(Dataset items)
···
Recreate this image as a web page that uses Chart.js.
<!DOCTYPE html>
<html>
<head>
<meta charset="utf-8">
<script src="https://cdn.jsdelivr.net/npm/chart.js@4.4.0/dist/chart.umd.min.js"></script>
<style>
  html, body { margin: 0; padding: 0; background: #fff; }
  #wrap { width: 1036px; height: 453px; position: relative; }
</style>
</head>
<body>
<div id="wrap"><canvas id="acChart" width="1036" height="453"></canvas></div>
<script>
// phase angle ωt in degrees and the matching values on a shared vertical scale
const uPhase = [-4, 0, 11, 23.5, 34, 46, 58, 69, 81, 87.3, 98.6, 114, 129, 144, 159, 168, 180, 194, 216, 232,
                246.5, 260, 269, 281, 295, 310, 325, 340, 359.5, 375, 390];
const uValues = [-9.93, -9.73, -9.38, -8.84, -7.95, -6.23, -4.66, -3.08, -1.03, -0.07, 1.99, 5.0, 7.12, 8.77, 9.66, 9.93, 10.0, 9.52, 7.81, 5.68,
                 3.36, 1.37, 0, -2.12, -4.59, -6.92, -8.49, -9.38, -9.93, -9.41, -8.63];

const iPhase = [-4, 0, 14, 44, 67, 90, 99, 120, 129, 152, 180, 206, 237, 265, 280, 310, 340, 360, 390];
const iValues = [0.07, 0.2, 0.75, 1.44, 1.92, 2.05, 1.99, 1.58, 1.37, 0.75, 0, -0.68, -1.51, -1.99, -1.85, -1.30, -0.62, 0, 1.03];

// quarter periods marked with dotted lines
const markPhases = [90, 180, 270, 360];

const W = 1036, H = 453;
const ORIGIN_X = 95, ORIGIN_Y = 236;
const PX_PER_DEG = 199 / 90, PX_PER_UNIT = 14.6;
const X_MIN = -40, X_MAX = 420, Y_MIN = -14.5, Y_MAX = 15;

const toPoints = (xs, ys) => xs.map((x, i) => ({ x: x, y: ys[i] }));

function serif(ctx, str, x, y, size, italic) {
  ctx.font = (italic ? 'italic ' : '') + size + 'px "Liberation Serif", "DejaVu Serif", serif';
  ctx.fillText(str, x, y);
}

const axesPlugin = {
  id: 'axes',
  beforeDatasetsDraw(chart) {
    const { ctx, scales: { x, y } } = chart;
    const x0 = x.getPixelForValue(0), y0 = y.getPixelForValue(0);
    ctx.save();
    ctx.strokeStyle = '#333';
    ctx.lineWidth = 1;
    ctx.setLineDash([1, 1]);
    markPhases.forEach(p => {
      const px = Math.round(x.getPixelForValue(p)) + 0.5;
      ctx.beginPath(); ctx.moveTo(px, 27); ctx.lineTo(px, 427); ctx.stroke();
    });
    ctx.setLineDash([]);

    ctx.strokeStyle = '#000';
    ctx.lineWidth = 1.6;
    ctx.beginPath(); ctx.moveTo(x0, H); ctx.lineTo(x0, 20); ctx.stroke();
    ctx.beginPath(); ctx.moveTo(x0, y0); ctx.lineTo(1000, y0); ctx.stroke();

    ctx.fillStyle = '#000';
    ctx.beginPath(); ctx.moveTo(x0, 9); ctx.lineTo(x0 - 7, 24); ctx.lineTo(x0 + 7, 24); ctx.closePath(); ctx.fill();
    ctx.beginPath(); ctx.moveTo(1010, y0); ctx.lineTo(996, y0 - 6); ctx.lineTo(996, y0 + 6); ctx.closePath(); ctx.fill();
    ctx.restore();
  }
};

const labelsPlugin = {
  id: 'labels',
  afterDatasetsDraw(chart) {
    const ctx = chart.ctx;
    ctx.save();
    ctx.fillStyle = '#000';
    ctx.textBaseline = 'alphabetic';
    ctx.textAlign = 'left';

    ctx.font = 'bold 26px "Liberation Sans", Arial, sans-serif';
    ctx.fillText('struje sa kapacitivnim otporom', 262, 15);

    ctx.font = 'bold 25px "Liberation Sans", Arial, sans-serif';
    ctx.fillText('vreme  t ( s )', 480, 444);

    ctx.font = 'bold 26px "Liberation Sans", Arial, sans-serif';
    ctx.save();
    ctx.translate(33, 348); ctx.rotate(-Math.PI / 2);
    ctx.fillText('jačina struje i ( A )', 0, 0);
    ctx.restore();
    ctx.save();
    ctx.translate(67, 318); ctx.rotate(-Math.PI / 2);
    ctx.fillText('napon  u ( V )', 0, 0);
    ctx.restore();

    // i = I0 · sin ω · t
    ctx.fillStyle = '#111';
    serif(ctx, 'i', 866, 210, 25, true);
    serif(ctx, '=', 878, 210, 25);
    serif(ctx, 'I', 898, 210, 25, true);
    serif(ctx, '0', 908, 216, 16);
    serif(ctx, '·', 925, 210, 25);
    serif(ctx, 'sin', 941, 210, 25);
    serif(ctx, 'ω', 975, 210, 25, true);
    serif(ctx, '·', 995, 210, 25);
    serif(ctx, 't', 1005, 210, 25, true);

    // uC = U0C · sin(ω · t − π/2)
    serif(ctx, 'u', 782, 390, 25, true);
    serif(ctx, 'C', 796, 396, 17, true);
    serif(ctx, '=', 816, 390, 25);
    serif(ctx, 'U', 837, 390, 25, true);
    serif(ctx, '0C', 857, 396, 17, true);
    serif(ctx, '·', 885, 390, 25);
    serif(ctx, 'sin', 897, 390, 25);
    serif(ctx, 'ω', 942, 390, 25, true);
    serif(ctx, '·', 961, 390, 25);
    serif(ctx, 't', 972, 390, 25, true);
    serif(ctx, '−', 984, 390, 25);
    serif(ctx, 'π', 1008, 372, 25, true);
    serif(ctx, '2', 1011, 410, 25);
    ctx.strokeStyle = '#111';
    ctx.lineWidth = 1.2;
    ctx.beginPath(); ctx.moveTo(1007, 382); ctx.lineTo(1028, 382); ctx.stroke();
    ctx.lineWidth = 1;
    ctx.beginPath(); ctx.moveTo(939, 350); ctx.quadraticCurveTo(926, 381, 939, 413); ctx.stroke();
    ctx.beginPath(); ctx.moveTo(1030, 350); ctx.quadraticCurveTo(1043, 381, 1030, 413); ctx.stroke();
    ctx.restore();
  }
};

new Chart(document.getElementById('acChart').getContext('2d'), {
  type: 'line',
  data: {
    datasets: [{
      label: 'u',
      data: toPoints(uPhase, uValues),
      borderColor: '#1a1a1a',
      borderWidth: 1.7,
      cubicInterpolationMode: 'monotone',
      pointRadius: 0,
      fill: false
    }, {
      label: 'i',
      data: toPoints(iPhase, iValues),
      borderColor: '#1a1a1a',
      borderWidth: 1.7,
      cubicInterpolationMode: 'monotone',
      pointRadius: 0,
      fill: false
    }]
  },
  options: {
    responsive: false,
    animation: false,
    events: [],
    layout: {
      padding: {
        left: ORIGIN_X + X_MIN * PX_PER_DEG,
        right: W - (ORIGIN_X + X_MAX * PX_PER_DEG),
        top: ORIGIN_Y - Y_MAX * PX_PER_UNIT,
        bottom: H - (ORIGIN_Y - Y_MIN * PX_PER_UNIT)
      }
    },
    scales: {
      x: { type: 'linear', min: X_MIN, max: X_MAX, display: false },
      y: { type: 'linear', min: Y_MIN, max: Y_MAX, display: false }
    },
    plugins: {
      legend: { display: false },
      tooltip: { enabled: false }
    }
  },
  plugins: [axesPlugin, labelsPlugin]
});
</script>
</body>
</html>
···
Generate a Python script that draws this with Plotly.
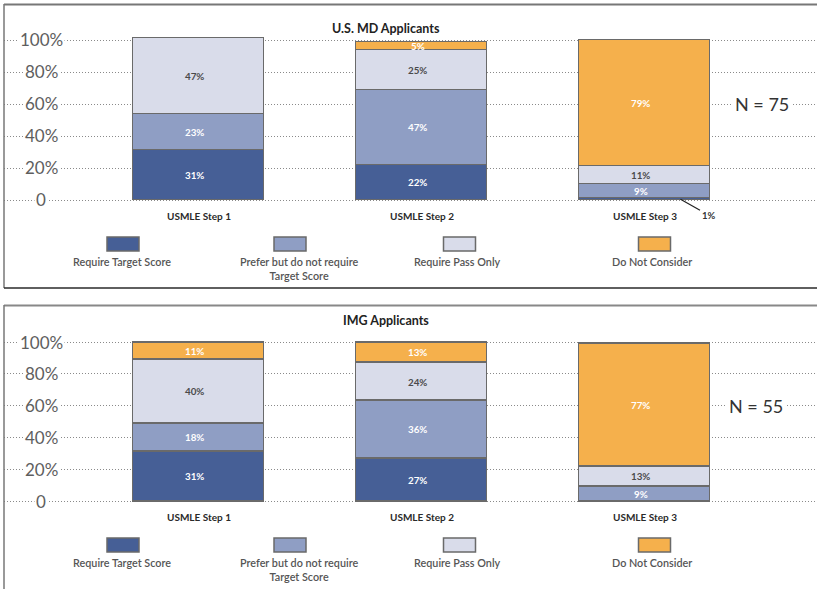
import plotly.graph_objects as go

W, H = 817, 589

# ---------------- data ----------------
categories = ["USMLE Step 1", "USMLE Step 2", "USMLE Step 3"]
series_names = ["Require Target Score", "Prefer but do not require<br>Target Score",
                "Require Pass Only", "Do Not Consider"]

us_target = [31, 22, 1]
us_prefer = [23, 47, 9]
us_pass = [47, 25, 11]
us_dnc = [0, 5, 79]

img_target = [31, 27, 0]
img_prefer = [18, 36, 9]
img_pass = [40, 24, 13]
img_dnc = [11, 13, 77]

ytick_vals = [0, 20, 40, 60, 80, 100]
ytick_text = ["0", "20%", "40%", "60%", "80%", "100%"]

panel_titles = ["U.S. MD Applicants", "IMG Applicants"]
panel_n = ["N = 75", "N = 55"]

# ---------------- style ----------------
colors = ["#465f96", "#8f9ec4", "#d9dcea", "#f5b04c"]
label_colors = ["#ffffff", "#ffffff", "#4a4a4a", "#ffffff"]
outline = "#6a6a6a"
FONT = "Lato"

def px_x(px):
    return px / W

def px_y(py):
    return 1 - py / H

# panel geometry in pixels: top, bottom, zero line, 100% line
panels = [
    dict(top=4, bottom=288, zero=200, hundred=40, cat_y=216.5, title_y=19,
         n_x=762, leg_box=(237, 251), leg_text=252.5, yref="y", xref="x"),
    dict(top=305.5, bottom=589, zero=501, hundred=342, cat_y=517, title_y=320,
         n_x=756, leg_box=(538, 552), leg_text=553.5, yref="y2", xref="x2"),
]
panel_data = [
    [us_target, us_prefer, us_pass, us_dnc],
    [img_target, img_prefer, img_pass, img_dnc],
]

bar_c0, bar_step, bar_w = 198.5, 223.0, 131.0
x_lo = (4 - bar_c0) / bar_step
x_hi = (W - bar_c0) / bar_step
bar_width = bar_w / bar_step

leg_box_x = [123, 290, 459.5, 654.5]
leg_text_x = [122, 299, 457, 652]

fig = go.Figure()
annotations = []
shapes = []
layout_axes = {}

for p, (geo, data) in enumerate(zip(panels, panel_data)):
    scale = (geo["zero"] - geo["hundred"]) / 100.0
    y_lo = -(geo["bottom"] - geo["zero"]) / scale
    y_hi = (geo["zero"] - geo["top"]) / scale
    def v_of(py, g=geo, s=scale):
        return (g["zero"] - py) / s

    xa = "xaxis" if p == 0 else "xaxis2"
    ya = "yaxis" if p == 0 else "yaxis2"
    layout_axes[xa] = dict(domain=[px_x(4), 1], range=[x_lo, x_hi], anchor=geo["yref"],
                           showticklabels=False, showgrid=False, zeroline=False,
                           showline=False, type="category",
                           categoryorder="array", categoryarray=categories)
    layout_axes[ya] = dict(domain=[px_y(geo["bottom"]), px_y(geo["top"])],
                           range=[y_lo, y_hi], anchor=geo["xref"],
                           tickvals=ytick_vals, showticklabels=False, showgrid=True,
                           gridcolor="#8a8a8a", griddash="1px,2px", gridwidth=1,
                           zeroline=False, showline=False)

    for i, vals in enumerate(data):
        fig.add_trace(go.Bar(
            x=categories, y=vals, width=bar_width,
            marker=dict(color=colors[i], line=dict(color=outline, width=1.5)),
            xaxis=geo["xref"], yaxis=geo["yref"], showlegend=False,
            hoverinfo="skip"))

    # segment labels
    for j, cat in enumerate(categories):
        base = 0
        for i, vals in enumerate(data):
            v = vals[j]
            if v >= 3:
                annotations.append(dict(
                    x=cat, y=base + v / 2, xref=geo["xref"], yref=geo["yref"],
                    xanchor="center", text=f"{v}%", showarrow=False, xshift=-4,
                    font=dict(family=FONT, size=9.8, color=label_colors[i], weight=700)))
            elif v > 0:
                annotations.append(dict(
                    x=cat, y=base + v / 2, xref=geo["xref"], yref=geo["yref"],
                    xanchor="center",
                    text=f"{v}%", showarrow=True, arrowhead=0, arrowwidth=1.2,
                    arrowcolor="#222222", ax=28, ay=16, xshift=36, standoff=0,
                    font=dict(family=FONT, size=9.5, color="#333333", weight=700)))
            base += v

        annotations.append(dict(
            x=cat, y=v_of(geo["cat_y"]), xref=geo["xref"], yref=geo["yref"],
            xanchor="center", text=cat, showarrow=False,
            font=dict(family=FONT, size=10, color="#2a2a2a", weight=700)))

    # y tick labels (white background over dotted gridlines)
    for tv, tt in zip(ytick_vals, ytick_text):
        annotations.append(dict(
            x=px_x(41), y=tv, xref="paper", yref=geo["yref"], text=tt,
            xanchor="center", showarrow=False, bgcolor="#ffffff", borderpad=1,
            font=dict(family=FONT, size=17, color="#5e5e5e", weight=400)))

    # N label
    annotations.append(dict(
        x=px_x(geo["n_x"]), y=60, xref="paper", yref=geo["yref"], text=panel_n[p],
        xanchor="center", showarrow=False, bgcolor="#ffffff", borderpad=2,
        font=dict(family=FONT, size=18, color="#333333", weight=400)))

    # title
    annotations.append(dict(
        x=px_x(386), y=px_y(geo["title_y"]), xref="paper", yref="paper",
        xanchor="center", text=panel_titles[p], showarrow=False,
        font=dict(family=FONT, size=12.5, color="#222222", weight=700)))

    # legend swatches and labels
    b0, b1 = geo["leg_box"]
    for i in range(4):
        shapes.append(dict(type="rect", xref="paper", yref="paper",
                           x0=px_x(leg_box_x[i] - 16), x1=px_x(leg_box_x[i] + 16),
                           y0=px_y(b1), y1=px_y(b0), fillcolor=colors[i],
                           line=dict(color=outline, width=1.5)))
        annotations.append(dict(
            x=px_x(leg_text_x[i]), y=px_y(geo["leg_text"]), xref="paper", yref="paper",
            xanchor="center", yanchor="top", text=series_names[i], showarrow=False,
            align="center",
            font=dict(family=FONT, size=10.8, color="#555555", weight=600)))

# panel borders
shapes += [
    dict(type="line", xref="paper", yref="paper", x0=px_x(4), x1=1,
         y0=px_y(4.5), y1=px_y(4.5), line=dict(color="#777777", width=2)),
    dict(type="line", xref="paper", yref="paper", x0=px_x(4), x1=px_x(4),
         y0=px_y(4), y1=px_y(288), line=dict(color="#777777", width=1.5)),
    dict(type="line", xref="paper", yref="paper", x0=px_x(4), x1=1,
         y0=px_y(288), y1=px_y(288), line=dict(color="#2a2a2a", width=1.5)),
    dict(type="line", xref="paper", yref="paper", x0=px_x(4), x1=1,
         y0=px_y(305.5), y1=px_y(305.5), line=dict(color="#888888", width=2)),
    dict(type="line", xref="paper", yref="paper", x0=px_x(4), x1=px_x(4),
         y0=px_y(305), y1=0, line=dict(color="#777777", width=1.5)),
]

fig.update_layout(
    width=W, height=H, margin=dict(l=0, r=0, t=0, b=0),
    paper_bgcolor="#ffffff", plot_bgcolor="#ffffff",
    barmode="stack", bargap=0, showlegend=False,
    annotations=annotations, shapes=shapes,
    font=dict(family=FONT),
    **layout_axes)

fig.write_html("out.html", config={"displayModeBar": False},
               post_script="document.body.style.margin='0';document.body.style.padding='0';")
···
REQUIRED WORK: Your task is to repeat the lines from the one containing "Recreate this image" to the one containing "-0.62, 0, 1.03];", both lines included. Leave out every other line.

SOLUTION TO THE EXERCISE:
Recreate this image as a web page that uses Chart.js.
<!DOCTYPE html>
<html>
<head>
<meta charset="utf-8">
<script src="https://cdn.jsdelivr.net/npm/chart.js@4.4.0/dist/chart.umd.min.js"></script>
<style>
  html, body { margin: 0; padding: 0; background: #fff; }
  #wrap { width: 1036px; height: 453px; position: relative; }
</style>
</head>
<body>
<div id="wrap"><canvas id="acChart" width="1036" height="453"></canvas></div>
<script>
// phase angle ωt in degrees and the matching values on a shared vertical scale
const uPhase = [-4, 0, 11, 23.5, 34, 46, 58, 69, 81, 87.3, 98.6, 114, 129, 144, 159, 168, 180, 194, 216, 232,
                246.5, 260, 269, 281, 295, 310, 325, 340, 359.5, 375, 390];
const uValues = [-9.93, -9.73, -9.38, -8.84, -7.95, -6.23, -4.66, -3.08, -1.03, -0.07, 1.99, 5.0, 7.12, 8.77, 9.66, 9.93, 10.0, 9.52, 7.81, 5.68,
                 3.36, 1.37, 0, -2.12, -4.59, -6.92, -8.49, -9.38, -9.93, -9.41, -8.63];

const iPhase = [-4, 0, 14, 44, 67, 90, 99, 120, 129, 152, 180, 206, 237, 265, 280, 310, 340, 360, 390];
const iValues = [0.07, 0.2, 0.75, 1.44, 1.92, 2.05, 1.99, 1.58, 1.37, 0.75, 0, -0.68, -1.51, -1.99, -1.85, -1.30, -0.62, 0, 1.03];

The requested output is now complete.